Anonymous ID: 5de5b3 March 27, 2018, 7:19 p.m. No.814418   🗄️.is 🔗kun

>>814260

It's a major win for both nations.

 

SK needs that steel for its own markets and will be taking on part of the task of spooling up North Korea.

 

Meanwhile, SK can free up its auto lines for other tasks. There was, at least at one time, a line of LG or Samsung cars. Everything over there is LG or Samsung. It's worse than General Electric.
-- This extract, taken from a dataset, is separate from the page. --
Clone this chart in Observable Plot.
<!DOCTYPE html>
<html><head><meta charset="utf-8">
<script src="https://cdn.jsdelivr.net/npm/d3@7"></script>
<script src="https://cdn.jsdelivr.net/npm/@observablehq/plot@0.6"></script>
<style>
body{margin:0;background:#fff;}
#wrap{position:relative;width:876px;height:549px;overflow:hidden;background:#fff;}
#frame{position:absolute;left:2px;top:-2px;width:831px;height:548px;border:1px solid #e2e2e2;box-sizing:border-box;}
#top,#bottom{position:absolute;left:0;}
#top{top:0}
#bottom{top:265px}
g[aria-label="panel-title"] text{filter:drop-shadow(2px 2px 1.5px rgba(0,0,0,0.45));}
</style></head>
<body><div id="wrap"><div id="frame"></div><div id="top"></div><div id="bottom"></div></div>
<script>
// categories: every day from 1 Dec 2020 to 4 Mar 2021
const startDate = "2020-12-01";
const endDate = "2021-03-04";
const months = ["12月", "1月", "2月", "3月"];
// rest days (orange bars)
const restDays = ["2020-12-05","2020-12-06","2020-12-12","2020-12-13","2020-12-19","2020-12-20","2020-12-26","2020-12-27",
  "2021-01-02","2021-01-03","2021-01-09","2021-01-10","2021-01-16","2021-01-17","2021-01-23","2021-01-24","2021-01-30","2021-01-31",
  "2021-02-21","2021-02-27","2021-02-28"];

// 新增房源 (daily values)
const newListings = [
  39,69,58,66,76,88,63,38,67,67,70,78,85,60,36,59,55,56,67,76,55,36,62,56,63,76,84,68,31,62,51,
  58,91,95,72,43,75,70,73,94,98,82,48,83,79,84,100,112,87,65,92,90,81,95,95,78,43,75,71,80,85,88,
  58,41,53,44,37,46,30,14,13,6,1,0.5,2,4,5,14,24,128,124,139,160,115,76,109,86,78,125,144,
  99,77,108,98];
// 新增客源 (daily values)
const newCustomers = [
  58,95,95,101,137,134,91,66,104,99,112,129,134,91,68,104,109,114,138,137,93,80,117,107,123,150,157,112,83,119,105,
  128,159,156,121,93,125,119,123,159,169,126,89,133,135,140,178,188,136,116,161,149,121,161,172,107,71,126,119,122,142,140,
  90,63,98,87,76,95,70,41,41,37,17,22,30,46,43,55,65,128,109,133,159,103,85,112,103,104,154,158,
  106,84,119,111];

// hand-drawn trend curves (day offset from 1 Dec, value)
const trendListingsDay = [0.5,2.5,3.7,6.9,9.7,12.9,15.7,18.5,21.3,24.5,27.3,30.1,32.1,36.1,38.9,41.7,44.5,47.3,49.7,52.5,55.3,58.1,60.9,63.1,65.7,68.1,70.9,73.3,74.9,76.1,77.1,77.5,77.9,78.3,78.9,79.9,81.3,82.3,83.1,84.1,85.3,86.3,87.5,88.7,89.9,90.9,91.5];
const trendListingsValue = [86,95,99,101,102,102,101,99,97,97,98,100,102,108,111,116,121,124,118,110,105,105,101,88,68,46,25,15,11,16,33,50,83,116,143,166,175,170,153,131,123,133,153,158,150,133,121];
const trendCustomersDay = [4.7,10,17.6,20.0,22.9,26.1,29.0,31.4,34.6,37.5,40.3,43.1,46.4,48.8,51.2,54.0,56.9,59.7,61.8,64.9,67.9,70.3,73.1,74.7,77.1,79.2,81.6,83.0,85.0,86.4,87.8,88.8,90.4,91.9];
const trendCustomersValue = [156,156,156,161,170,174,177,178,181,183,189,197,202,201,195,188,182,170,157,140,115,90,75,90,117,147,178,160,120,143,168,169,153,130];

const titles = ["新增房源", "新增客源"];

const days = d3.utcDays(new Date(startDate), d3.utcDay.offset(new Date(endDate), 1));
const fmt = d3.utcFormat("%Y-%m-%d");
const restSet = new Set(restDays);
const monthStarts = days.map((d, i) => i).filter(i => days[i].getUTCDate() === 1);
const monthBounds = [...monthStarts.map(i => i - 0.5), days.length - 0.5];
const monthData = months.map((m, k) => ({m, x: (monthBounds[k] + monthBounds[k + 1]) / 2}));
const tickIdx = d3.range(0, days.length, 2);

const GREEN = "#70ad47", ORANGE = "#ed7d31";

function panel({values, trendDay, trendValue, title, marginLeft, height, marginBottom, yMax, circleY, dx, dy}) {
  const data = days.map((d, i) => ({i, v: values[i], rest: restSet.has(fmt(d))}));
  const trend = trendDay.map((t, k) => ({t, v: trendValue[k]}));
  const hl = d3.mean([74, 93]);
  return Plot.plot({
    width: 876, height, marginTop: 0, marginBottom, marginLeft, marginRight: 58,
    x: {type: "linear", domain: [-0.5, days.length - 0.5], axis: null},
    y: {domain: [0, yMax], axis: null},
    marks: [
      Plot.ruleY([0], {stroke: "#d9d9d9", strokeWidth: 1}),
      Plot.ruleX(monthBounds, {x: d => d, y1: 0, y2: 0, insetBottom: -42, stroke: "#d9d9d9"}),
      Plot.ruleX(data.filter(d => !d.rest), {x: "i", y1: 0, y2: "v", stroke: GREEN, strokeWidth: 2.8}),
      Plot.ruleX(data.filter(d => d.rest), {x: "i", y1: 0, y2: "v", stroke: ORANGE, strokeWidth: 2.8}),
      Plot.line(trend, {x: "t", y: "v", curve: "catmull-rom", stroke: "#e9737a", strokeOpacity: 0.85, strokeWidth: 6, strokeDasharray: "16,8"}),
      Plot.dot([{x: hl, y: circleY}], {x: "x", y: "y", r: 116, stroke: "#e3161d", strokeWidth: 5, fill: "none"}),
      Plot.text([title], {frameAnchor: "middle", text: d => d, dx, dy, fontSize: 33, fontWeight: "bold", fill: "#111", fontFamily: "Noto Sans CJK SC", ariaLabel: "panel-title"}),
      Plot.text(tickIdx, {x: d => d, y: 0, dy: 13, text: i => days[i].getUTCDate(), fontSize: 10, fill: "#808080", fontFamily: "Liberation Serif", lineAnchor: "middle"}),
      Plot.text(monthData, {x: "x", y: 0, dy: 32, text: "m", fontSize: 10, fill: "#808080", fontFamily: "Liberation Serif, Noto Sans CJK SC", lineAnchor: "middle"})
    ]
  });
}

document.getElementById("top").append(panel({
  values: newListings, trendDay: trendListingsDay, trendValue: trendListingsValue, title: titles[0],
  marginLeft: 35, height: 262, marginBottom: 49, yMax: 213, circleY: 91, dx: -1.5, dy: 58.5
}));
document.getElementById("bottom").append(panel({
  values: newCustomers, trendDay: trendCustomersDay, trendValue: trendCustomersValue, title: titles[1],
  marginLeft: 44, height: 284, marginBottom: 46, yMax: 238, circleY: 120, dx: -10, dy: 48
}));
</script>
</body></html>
Anonymous ID: 5de5b3 March 27, 2018, 7:49 p.m. No.814706   🗄️.is 🔗kun   >>4733 >>4736

>>814388

I think that the problem naturally stabilizes when you get rid of the IRS and the Federal reserve, returning to metal standard currencies while abolishing the income tax.

 

When you are paid before you pay taxes, and the Federal government has no direct taxation authority… How does it collect on personal loans/"grants" it was never supposed to author in the first place? Without the IRS and the power to unilaterally garnish wages - or severely hampered?

 

Student loans shouldn't just be 'wiped away' - the problem is that retirement funds have been put into those. These unions and other such organizations bought student loan bonds and other such things because they were to be repaid. Like any other loan.

 

So, when you just blow them up, you wipe out retirements. Swelling minimum wage doesn't fix the problem.

 

Thankfully, real estate and land values are hideously overpriced due to artificial scarcity and section eight… Or was it seven… Housing. A house meeting the minimum requirements as a shanty rents for the same from the government as a fine apartment or house. As such, there is an artificial bottom to housing and rental costs that can be dropped out by eliminating or restructuring how government subbed housing works.

 

This drops cost of living. Changes in the coming auto, appliance, and other markets will see some great reductions in market prices. What happens if we allow cars to be sold outside of dealerships? Oh, that's right… It's illegal for manufacturers to sell outside of dealerships. It's how the Federal government got around the 10th amendment to have auto regulations reserved to the states (by using their power of inter-state commerce).

 

Wouldn't that be neat… If you could just order a car from the internet, scheduled on the factory line for your feature set, and sold at a 3-8% profit margin over factory and transport costs… Rather than covering all of that dealership overhead?

 

What if $20 an hour jobs become far more common as construction, mining, and manufacturing pick up?

 

People should still be held accountable for their student loan debt, but the government should not have the power to destroy a person's life in pursuit of debts it was not supposed to contract, either. As the scope of the debt shrinks in relation to the economy and the real monetary standard… I think it cycles over fairly cleanly. Though I imagine Q and team have thought that out extensively, as well, and will deffer to their plan unless I see some kind of major red flags with it.